Data supplied:
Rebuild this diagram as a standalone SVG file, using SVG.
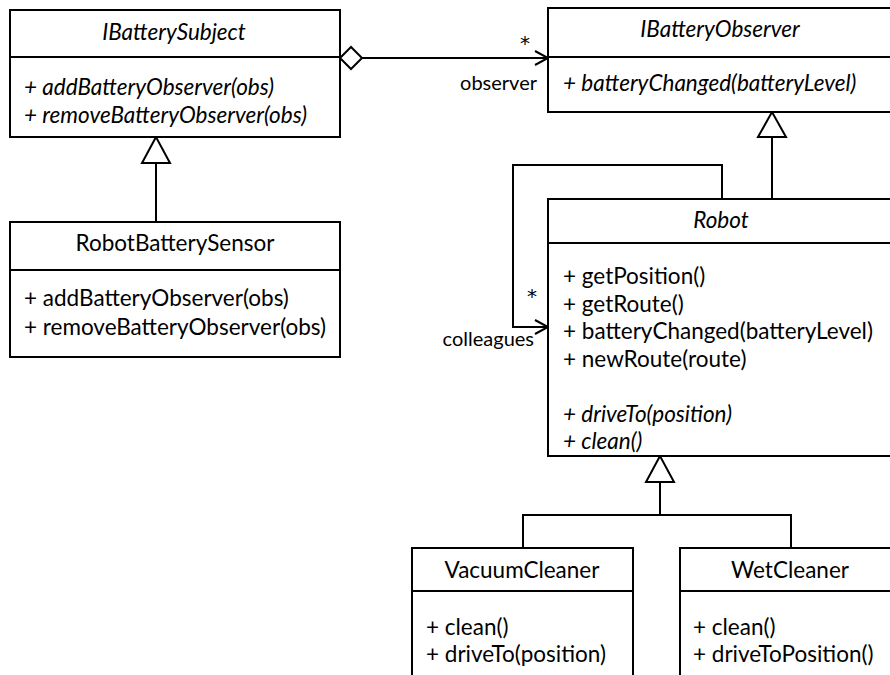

---

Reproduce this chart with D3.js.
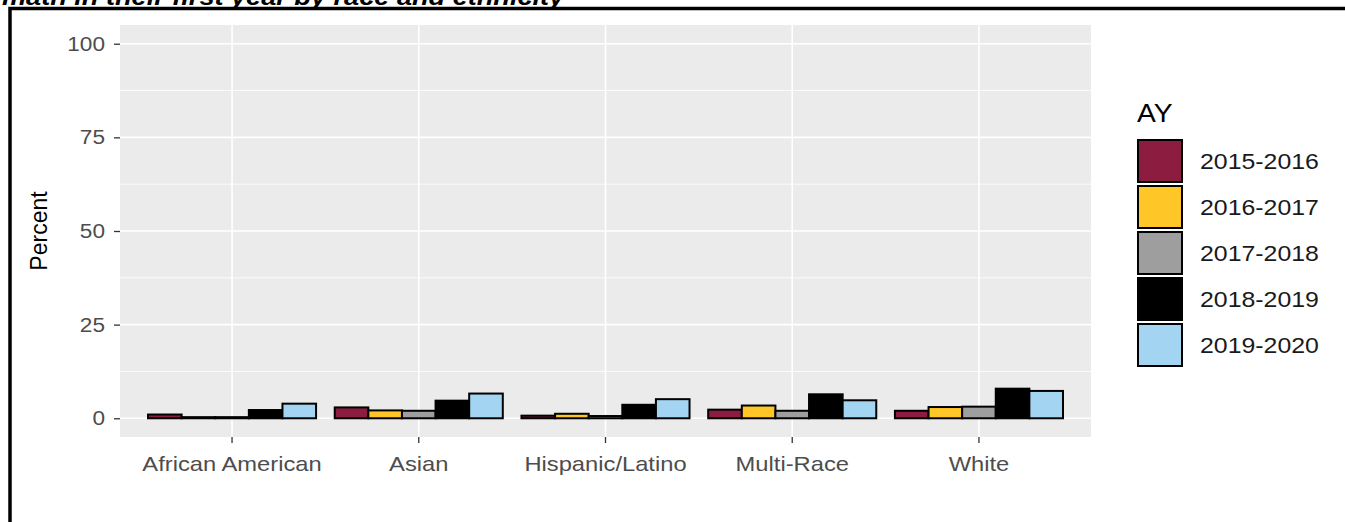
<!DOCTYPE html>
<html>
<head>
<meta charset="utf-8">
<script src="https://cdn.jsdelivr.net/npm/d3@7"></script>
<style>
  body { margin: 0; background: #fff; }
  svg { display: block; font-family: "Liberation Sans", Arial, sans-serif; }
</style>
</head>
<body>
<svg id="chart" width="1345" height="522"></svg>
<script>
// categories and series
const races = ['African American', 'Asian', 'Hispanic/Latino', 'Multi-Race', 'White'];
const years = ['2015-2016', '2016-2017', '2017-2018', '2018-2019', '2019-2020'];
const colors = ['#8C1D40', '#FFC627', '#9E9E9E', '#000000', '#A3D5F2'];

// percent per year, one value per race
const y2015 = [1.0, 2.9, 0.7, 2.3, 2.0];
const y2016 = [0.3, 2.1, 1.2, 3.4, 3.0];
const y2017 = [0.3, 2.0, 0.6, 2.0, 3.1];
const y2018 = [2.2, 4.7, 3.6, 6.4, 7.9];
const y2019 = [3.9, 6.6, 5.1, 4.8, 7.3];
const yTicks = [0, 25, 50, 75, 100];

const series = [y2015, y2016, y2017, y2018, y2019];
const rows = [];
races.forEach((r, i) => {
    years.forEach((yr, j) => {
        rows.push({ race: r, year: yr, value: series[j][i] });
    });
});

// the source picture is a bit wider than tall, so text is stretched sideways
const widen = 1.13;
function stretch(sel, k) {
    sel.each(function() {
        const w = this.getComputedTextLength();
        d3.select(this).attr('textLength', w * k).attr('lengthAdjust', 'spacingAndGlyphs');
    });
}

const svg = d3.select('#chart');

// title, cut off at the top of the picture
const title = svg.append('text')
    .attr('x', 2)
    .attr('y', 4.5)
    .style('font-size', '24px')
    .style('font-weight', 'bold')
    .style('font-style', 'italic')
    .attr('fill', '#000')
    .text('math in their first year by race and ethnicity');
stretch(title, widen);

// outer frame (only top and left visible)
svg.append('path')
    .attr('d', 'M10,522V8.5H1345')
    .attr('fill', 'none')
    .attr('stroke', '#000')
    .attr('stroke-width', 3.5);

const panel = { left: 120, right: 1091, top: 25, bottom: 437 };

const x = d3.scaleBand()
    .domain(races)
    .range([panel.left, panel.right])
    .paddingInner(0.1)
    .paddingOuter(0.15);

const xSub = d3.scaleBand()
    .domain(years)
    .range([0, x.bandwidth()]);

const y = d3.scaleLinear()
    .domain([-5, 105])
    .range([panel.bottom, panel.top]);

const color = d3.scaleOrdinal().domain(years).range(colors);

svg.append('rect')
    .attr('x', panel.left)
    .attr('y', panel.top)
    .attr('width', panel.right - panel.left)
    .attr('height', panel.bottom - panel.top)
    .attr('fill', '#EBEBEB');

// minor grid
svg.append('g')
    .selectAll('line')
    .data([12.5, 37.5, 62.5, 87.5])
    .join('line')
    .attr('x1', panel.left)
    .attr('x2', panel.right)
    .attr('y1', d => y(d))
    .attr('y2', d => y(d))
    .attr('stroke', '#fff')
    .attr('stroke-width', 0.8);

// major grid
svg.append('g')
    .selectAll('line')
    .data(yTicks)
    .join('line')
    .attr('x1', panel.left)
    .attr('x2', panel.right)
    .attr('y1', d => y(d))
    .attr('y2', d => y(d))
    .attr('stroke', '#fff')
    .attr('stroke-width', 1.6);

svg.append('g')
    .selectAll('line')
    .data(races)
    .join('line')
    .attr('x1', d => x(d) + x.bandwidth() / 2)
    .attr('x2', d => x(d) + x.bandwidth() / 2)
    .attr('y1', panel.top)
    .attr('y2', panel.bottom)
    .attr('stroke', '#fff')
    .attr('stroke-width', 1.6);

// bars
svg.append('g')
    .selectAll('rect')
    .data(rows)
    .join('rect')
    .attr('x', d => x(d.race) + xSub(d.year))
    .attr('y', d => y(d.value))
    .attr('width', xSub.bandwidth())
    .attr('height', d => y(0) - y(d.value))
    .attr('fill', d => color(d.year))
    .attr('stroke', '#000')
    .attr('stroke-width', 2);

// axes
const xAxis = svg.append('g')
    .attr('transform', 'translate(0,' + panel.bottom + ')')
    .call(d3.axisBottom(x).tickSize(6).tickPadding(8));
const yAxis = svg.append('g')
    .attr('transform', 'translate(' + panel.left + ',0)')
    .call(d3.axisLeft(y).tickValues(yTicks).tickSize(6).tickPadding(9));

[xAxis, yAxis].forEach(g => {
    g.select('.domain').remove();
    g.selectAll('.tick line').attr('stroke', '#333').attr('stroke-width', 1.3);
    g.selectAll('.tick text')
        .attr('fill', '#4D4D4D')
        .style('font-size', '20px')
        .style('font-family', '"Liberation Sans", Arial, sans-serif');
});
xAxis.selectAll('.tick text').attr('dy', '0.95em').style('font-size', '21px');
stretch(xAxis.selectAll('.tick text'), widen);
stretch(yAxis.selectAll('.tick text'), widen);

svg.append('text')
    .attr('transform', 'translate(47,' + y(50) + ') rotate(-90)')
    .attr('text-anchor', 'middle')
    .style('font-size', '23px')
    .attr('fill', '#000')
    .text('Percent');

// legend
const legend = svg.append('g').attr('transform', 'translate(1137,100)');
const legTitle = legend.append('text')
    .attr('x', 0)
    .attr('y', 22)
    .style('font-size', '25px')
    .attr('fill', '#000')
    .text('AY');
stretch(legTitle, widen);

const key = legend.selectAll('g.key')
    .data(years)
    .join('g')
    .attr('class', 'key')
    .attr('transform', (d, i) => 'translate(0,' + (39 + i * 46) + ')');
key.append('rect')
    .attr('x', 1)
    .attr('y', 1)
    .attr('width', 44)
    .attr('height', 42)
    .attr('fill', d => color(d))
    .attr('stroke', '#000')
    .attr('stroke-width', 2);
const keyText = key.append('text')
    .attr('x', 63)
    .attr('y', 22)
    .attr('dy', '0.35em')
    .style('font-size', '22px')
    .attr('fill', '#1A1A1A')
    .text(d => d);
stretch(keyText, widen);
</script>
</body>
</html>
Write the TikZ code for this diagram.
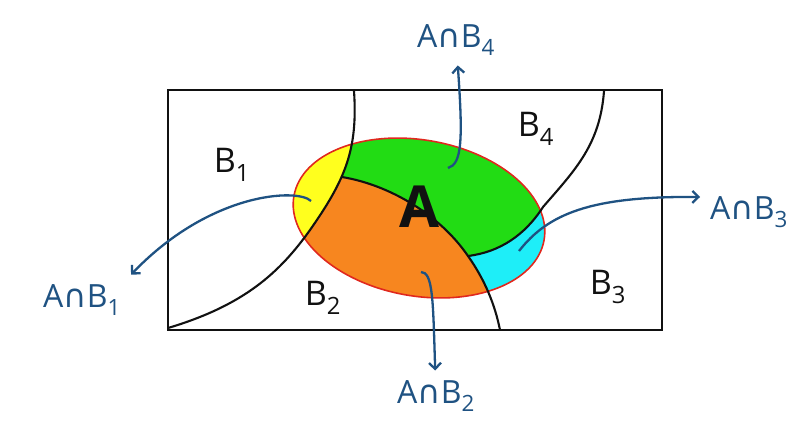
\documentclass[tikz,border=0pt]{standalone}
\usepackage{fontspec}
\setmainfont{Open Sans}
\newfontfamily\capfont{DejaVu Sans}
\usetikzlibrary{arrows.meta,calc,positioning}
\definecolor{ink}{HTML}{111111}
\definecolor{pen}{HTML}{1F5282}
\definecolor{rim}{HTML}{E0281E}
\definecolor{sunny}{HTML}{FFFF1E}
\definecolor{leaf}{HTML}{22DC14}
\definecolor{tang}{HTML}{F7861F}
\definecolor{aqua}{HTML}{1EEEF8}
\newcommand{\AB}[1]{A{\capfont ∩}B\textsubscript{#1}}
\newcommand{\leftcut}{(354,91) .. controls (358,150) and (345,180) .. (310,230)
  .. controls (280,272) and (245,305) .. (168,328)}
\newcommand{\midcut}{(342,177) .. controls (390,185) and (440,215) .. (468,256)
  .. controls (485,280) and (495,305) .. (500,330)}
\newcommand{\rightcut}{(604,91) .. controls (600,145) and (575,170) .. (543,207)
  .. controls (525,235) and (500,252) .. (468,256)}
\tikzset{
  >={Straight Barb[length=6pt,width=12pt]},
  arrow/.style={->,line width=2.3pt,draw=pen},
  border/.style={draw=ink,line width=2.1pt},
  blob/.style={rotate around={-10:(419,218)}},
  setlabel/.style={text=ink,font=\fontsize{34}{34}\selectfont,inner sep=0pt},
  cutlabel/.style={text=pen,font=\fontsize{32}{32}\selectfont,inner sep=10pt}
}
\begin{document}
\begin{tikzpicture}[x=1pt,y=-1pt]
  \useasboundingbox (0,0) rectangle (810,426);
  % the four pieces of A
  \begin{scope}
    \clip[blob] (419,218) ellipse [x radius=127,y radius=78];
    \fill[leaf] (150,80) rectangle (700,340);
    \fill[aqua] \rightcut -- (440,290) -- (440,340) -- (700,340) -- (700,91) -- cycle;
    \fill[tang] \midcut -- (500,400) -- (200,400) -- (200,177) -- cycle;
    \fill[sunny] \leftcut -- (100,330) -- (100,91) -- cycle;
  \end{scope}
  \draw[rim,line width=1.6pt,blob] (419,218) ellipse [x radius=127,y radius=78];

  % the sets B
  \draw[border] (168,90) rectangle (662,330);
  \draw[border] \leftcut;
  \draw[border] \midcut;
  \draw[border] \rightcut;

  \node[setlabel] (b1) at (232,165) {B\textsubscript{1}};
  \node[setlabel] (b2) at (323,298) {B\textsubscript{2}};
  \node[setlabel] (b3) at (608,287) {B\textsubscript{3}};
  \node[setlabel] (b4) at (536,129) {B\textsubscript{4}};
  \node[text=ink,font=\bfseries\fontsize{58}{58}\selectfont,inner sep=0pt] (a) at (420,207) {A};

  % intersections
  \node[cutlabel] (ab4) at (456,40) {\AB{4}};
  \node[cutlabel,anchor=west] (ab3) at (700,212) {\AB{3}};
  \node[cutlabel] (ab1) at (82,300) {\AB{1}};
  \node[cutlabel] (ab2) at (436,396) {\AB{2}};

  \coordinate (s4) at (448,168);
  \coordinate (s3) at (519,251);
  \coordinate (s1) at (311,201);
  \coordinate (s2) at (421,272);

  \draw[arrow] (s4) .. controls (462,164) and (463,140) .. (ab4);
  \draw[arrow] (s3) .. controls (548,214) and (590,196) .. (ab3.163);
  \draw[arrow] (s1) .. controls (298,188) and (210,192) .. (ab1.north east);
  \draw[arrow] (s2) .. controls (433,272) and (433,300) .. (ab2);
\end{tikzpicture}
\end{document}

Stated task: Across the records, how many lines contain "standalone"? Only the number should be given.

Worked solution: 2